On Thursday, Moody’s issued a report on the state of Britain’s economy and issued a warning that Britain’s coveted AAA rating was under threat, writes Ust Oldfield.
The reason Moody’s gave is due to the weakness of growth in 2011 and 2012. On Wednesday the Chancellor, George Osborne, issued the budget for 2011/12. The budget contained a downgrade of the growth forecast. 1.2% growth down from 1.7% for 2011, and 2.5% down from 2.6% for 2012.
So why would Moody’s threaten to downgrade Britain’s credit rating when there is growth, no matter how weak it is, and the deficit is being dealt with?
I suspect it was the concrete announcement of the Green Investment Bank (GIB). The GIB will be founded and funded by the government to the sum of £2bn. There is hope that this will be matched, and exceeded, by private investment with it all being secured by the taxpayer as a way of incentivising investment.
The purpose of the GIB is to supply funding, through loans, to green startups and green infrastructure developments in order to ‘boost’ the green credentials of Britain. The Bank is needed because green projects have traditionally had low rates of return and many have failed to take-off.
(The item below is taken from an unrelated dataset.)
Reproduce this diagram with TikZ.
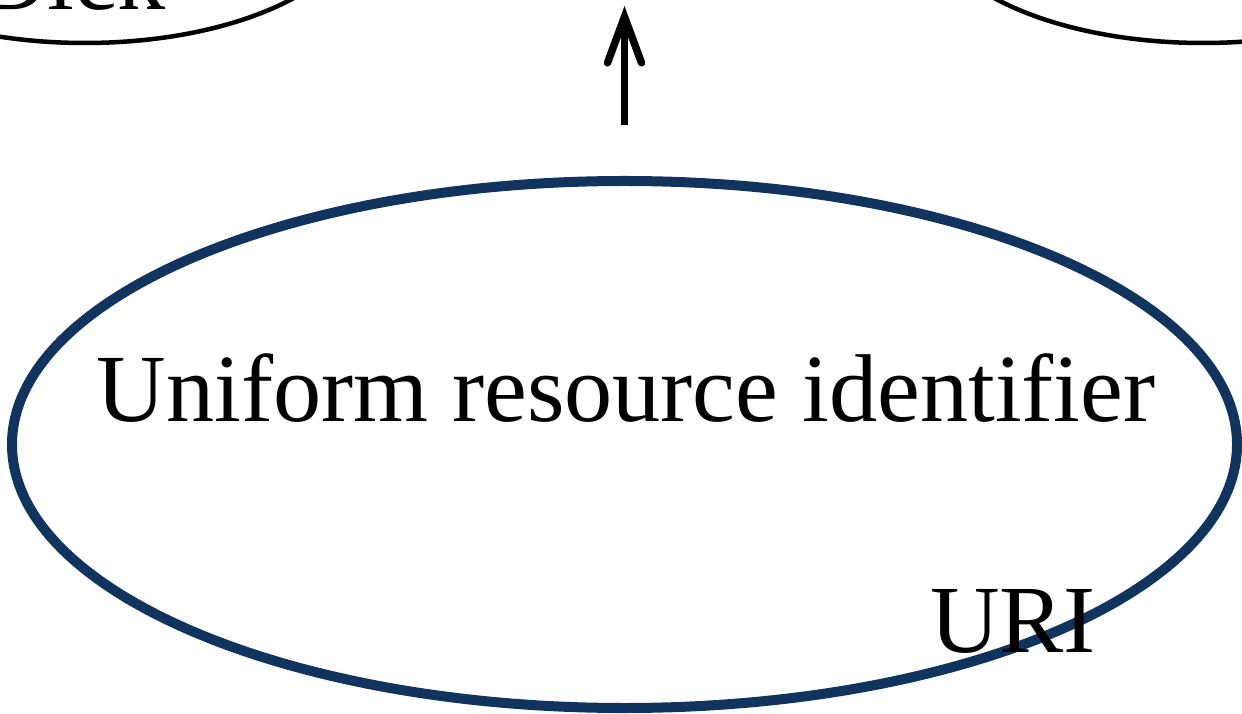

They are high risk, low yielding investments – unattractive to any investor.
Due to the nature of green investments and how the Bank is being operated and established, the liability to the taxpayer could be a lot larger than the initial £2bn if it fails. This liability, I suspect, is also behind Moody’s warning.
But is a downgraded debt a risk worth paying to protect the environment?
In short, yes.
The reasoning behind this, despite the high risk involved, is because of the indirect contribution to the economy. If it takes-off, which I am sure it will, the GIB will add to the diversification of the economy, something which has been lacking recently, bring about cheaper energy bills for us all, thus more disposable income, and, eventually, produce energy, skills and manufactured technology for export.